Battle olvida o no sabe o no entiende (lo mismo que muchos críticos en el resto del país y el mundo, aunque es difícil que escriban con tanta pereza como él) que Luhrmann es ante todo un romántico de campeonato, un cineasta que construye una estética del exceso a partir de su interés por las grandes historias, por los amores extremos y puros, por los géneros como fuentes de universos donde la épica es la norma. La razón por la que traslada a la contemporaneidad mafiosa a Romeo y Julieta, relee el auge bohemio de fines del Siglo XIX con fuentes musicales de finales del Siglo XX en Moulin Rouge! o combina los géneros bélico, western y romántico en un homenaje a su país en Australia no es porque haga “lo que se le antoja”, sino por razones bastante precisas, lejos del mero capricho: el director se identifica plenamente con las inagotables energías de los protagonistas de esos relatos y piensa permanentemente el contacto entre sus épocas y la actualidad, exaltando el artificio y apelando al pastiche, pero sin descuidar la sensibilidad a la hora de presentarle mundos palpables al espectador. Su gigantismo estético-narrativo vehiculizado en temas simples lo emparenta un poco con James Cameron, aunque este sea más clásico en su puesta en escena.
No me hubiera extrañado que Luhrmann situara El gran Gatsby en la actualidad, en una operación similar a la de Romeo + Julieta, aunque finalmente elige seguir el mismo procedimiento que en Moulin Rouge!, reflexionando sobre las concepciones de la Gran Novela Americana en la década del veinte desde la contemporaneidad. Lo que le interesa igual sobre todo es la mirada idealizada sobre la vida y el amor por parte de Jay Gatsby, a quien Leonardo DiCaprio interpreta retomando numerosos aspectos del Howard Hughes de El aviador: un ser que se va erigiendo como puro misterio, casi como un absoluto, aunque a medida que avanza la historia se va revelando como alguien tan frágil como abarcativo en sus ambiciones. Ese personaje, una permanente contradicción, sirve como soporte para construir otros estereotipos: Daisy Buchanan, la esposa trofeo que (se) cuestiona su posición pero no puede salir de ella; Nick, el optimista que finalmente termina totalmente desengañado; Tom Buchanan, el millonario cínico pero también convencido de la supuesta superioridad de su clase; Jordan Baker, la mujer que sobreactúa su liberalidad, sin hacerse cargo realmente de nada; Myrtle Wilson, la típica amante hueca; o George Wilson, el característico trabajador pobre y torpe que es usado por los demás.

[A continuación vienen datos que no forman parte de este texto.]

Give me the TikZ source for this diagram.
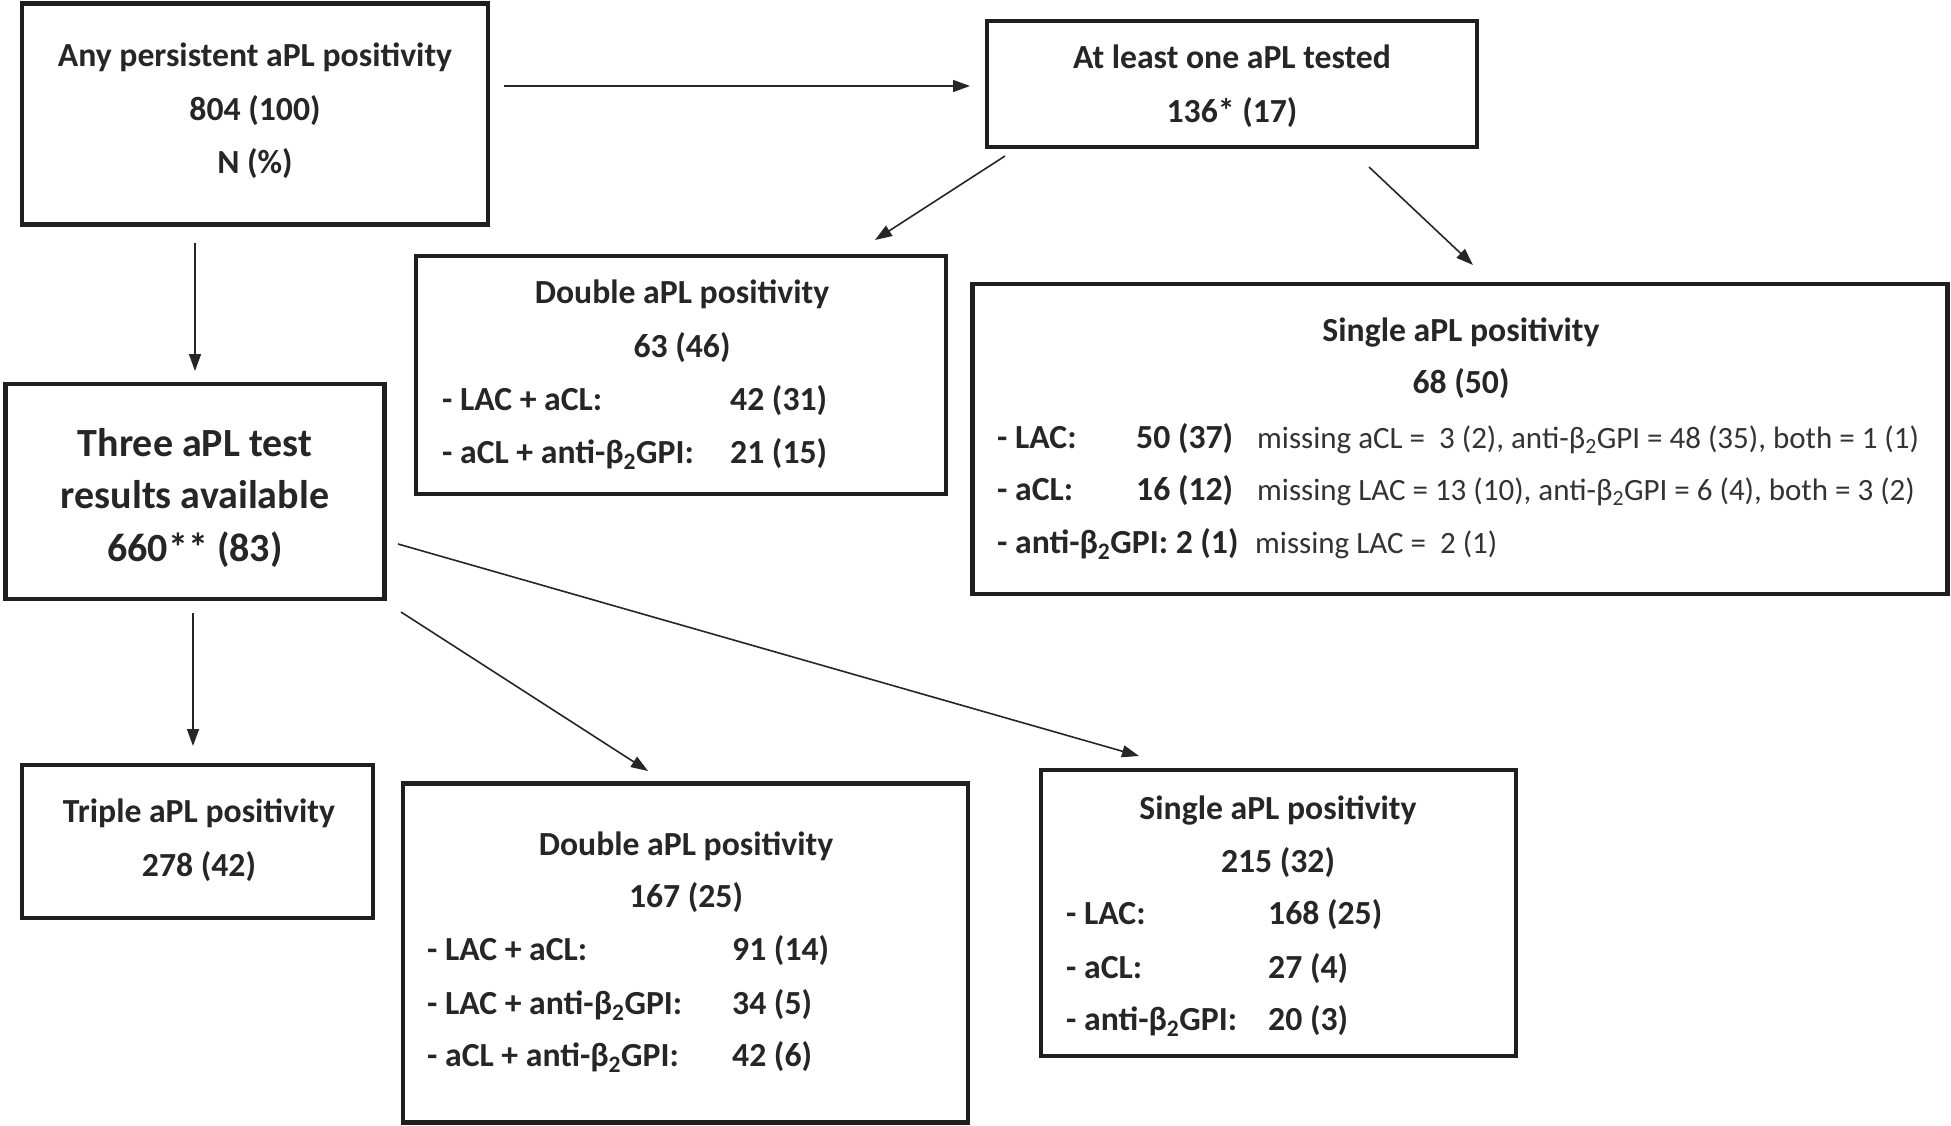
\documentclass[tikz,border=0pt]{standalone}
\usepackage{fontspec}
\setmainfont{Carlito}
\usetikzlibrary{arrows.meta}
\newcommand{\bgpi}{β\textsubscript{2}GPI}
\begin{document}
\begin{tikzpicture}[x=1pt,y=-1pt,
  box/.style={draw=black!88, line width=4.5pt, inner sep=0pt},
  tb/.style={font=\fontsize{33.7}{40}\selectfont\bfseries, text=black!85, inner sep=0pt, anchor=base},
  tl/.style={tb, anchor=base west},
  tm/.style={font=\fontsize{31}{38}\selectfont, text=black!80, inner sep=0pt, anchor=base west},
  tbig/.style={font=\fontsize{40}{48}\selectfont\bfseries, text=black!85, inner sep=0pt, anchor=base},
  arr/.style={draw=black!85, line width=1.6pt, -{Triangle[length=17pt,width=12pt]}}]
\useasboundingbox (0,0) rectangle (1951,1126);
\fill[white] (0,0) rectangle (1951,1126);

% boxes
\node[box, minimum width=466pt, minimum height=221pt] (A) at (255,114) {};
\node[box, minimum width=490pt, minimum height=126pt] (B) at (1232,84) {};
\node[box, minimum width=530pt, minimum height=238pt] (D1) at (681,375) {};
\node[box, minimum width=975pt, minimum height=310pt] (S1) at (1460,439) {};
\node[box, minimum width=379pt, minimum height=215pt] (T) at (195,491.5) {};
\node[box, minimum width=351pt, minimum height=153pt] (TR) at (197.5,841.5) {};
\node[box, minimum width=565pt, minimum height=339pt] (D2) at (685.5,953) {};
\node[box, minimum width=475pt, minimum height=286pt] (S2) at (1278.5,913) {};

% box A
\node[tb] (A1) at (255,67) {Any persistent aPL positivity};
\node[tb] (A2) at (255,121) {804 (100)};
\node[tb] (A3) at (255,174) {N (\%)};
% box B
\node[tb] (B1) at (1232,69) {At least one aPL tested};
\node[tb] (B2) at (1232,123) {136* (17)};
% box D1
\node[tb] (D11) at (682,303) {Double aPL positivity};
\node[tb] (D12) at (682,357) {63 (46)};
\node[tl] (D13) at (442,410) {- LAC + aCL:};
\node[tl] (D14) at (730,410) {42 (31)};
\node[tl] (D15) at (442,463) {- aCL + anti-\bgpi:};
\node[tl] (D16) at (730,463) {21 (15)};
% box S1
\node[tb] (S11) at (1461,341) {Single aPL positivity};
\node[tb] (S12) at (1461,393) {68 (50)};
\node[tl] (S13) at (997,448) {- LAC:};
\node[tl] (S14) at (1136,448) {50 (37)};
\node[tm] (S15) at (1257,448) {missing aCL =~ 3 (2), anti-\bgpi{} = 48 (35), both = 1 (1)};
\node[tl] (S16) at (997,500) {- aCL:};
\node[tl] (S17) at (1136,500) {16 (12)};
\node[tm] (S18) at (1257,500) {missing LAC = 13 (10), anti-\bgpi{} = 6 (4), both = 3 (2)};
\node[tl] (S19) at (997,553) {- anti-\bgpi: 2 (1)};
\node[tm] (S20) at (1255,553) {missing LAC =~ 2 (1)};
% box T
\node[tbig] (T1) at (195,456) {Three aPL test};
\node[tbig] (T2) at (195,508) {results available};
\node[tbig] (T3) at (195,561) {660** (83)};
% box Triple
\node[tb] (TR1) at (199,822) {Triple aPL positivity};
\node[tb] (TR2) at (199,876) {278 (42)};
% box D2
\node[tb] (D21) at (686,855) {Double aPL positivity};
\node[tb] (D22) at (686,907) {167 (25)};
\node[tl] (D23) at (427,960) {- LAC + aCL:};
\node[tl] (D24) at (732,960) {91 (14)};
\node[tl] (D25) at (427,1014) {- LAC + anti-\bgpi:};
\node[tl] (D26) at (732,1014) {34 (5)};
\node[tl] (D27) at (427,1066) {- aCL + anti-\bgpi:};
\node[tl] (D28) at (732,1066) {42 (6)};
% box S2
\node[tb] (S21) at (1278,819) {Single aPL positivity};
\node[tb] (S22) at (1278,872) {215 (32)};
\node[tl] (S23) at (1066,924) {- LAC:};
\node[tl] (S24) at (1268,924) {168 (25)};
\node[tl] (S25) at (1066,978) {- aCL:};
\node[tl] (S26) at (1268,978) {27 (4)};
\node[tl] (S27) at (1066,1030) {- anti-\bgpi:};
\node[tl] (S28) at (1268,1030) {20 (3)};

% arrow end points
\coordinate (ab1) at (504,86);   \coordinate (ab2) at (970,86);
\coordinate (bd1) at (1005,156); \coordinate (bd2) at (875,240);
\coordinate (bs1) at (1369,167); \coordinate (bs2) at (1473,265);
\coordinate (at1) at (195,243);  \coordinate (at2) at (195,371);
\coordinate (tt1) at (193,613);  \coordinate (tt2) at (193,746);
\coordinate (td1) at (401,612);  \coordinate (td2) at (648,771);
\coordinate (ts1) at (398,544);  \coordinate (ts2) at (1139,756);

\draw[arr] (ab1) -- (ab2);
\draw[arr] (bd1) -- (bd2);
\draw[arr] (bs1) -- (bs2);
\draw[arr] (at1) -- (at2);
\draw[arr] (tt1) -- (tt2);
\draw[arr] (td1) -- (td2);
\draw[arr] (ts1) -- (ts2);
\end{tikzpicture}
\end{document}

Luhrman no abandona esos estereotipos, no los elude, sino todo lo contrario, y ese acto de esquematismo es lo que le permite que los personajes vayan creciendo en espesor a medida que avanza la historia. Al mismo tiempo, el 3D posee una función espacial pero también expresiva, porque delata en todo momento el juego de apariencias desempeñado por Gatsby y los que lo rodean. El film entonces progresa en base a saludables paradojas: sus protagonistas, pura superficie, exhiben grietas profundas; el universo falso muestra distintas dimensiones.
Y lo que se impone es un cuento enorme, cargado de luces, colores y sonido, sobre un hombre y sus sueños imposibles. Luhrmann, que tiene mucho de Gatsby, busca también llevar a cabo un film imposible, repleto de referencias culturales y personajes a los que les otorga cargas simbólicas que no terminan de sostener, porque sus virtudes estéticas-narrativas como realizador no le alcanzan para salir de determinados esquemas. Con El gran Gatsby continúa persiguiendo la Gran Historia, aunque sus pretensiones no están a la altura de sus logros. Se podría decir, con justa razón, que con las intenciones no basta, que lo importante son los resultados conseguidos. Pero hay que reconocer que Luhrmann sí consigue algo particular: que sus objetivos, aunque no se cumplan, sirvan de inspiración al público y se transformen por sí solos en logros. Como Gatsby, triunfador a su modo a pesar de estar destinado a perder, Luhrmann hace de la derrota una victoria.